The era of "Reconstruction" was transitional in U. S. History. Years of sectional bickering culminated in a horrific war, which took the lives of hundreds of thousands, maimed countless others, and destroyed billions in property holdings throughout the Southern states. Then, this fratricidal conflict crashed, headlong, into a bitter Reconstruction era that created the movements, court cases, and issues which still reverberate in modern American society.

This excerpt, written by Myrta Lockett Avary in her work, Dixie After the War, offers insight into some of the agitating issues between the North and South during Reconstruction: the treatment of Jefferson Davis, the disenfranchisement of whites vis-a-vis the enfranchisement of blacks, and the influence and rhetoric of the the so-called carpetbaggers who flooded into the Southern states after the war.

August Glen-James, editor


We, the Republican Party, propose to confiscate the land of these white rebels and traitors and give it to you, to whom it justly belongs—forty acres and a mule and $100 to every one of you!

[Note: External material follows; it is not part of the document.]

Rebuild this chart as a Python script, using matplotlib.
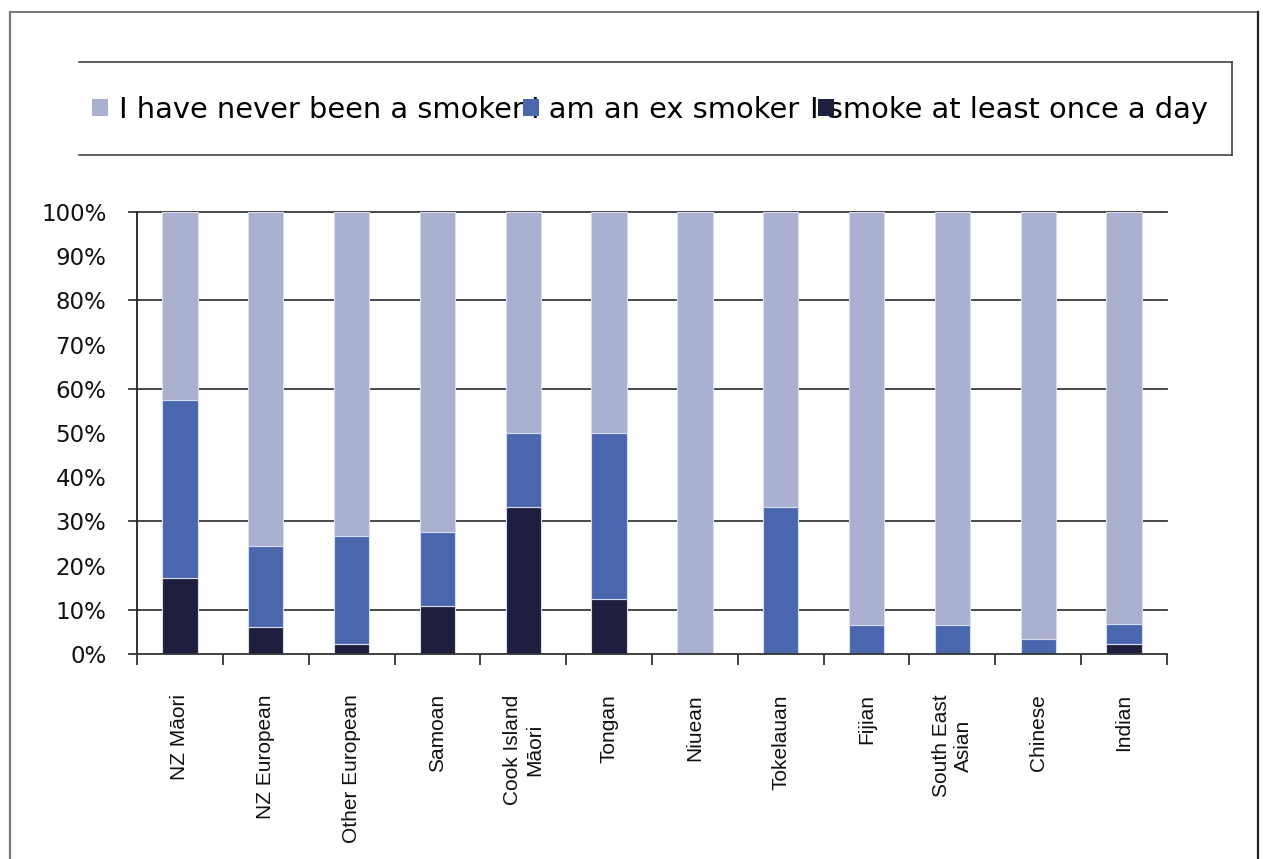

Official reports to Washington, changing their tone, referred to him as “State Prisoner Davis” instead of merely “Jeff Davis.” The National Republican, a Government organ, declared: “Something ought in justice to be done about his case. By every principle of justice as guaranteed by the Constitution, he ought to be released or brought to trial.” It would have simplified matters had he asked pardon of the National Government. But this he never did, though friends, grieving over his sufferings, urged him. He did not hold that the South had committed treason or that he, in being her Chief Magistrate, was Arch-Traitor. Questions of difference between the States had been tried in the court of arms; the South had lost, had accepted conditions of defeat, would abide by them; that was all there was to it. Northern men were coming to see the question in the same light.

Through indignities visited upon him who had been our Chief Magistrate was the South most deeply aggrieved and humiliated; through the action of Horace Greeley and other Northern men coming to his rescue was the first real balm of healing laid upon the wound that gaped between the sections. That wound would have healed quickly had not the most profound humiliation of all, the negro ballot and white disfranchisement, been forced upon us. . . .

[Ms. Avary then quotes a Republican Party operative . . . i.e., a carpetbagger.]

“The Republican Party gave you freedom and will preserve it inviolate! The Republican Party is your friend that has led you out of the Wilderness into the Promised Land! You do not need for me to tell you never to vote for one of these white traitors and rebels who held you as slaves. . . . We have given you freedom. We intend to give you property. We, the Republican Party, propose to confiscate the land of these white rebels and traitors and give it to you, to whom it justly belongs—forty acres and a mule and $100 to every one of you! (The Chairman exhausted himself seeking to subdue enthusiasm.) The Republican Party cannot do this unless you give it your support. All that it asks is your vote and your influence. If the white men of the South carry the elections, they will put you back into slavery.”